In recent times, Uganda has found itself at the centre of international scrutiny due to the imposition of sanctions on government officials such as Honorable Mary Goretti Kitutu, Agnes Nandutu, Anita Annet Among, Amos Lugolobi, and others. While the alleged mismanagement of public resources is a serious concern, it is crucial to maintain the long-held constitutional principles regarding the innocence of accused individuals.

Central to the rule of law is the notion that punishment should not be inflicted twice, and any judicial process initiated by the Ugandan government must be respected. Efforts to address issues of corruption and malfeasance should adhere to established legal frameworks, with due consideration given to the presumption of innocence afforded to all accused persons.

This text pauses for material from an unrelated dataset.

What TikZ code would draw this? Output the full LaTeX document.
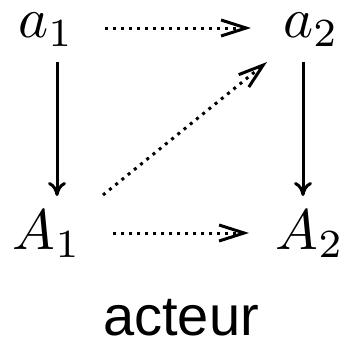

International interventions, such as the imposition of sanctions, should only be considered when local initiatives fail to address the underlying issues adequately. The initiation of legal proceedings against accused individuals, including the likes of Hons Kitutu, Nandutu, and Lugolobi, demonstrates Uganda’s commitment to accountability and justice.

Moreover, both Ugandan municipal statutes and international law discourage double punishment or multiple trials for the same offences. The principle of non-bis in idem, enshrined in Article 28(9) of the Ugandan Constitution and other relevant legal provisions, underscores the importance of avoiding duplication of legal proceedings against accused persons.

In considering extradition or international legal actions, the burden of proof rests with the state or the complaining party, not the accused individuals. Therefore, any imposition of sanctions by the international community must be grounded in solid evidence and respect for legal due process.

President Museveni’s demonstrated commitment to addressing allegations, as evidenced by inquiries into matters such as the purported ownership of the speaker’s house in the UK, reflects a proactive approach to tackling corruption and misconduct.

In light of these observations, it is imperative to allow local legal processes to run their course before resorting to external interventions such as sanctions. The presumption of innocence, a cornerstone of both Ugandan and international legal frameworks, must be upheld to safeguard the rights of accused individuals.

Ultimately, the international community must exercise caution and respect Uganda’s sovereignty and legal processes. Only by doing so can we ensure that justice is served and the rule of law upheld in the pursuit of accountability and transparency.

Steven Masiga, a researcher and writer from Mbale, emphasizes the importance of respecting due process and legal principles in addressing allegations of corruption and misconduct within Uganda’s government.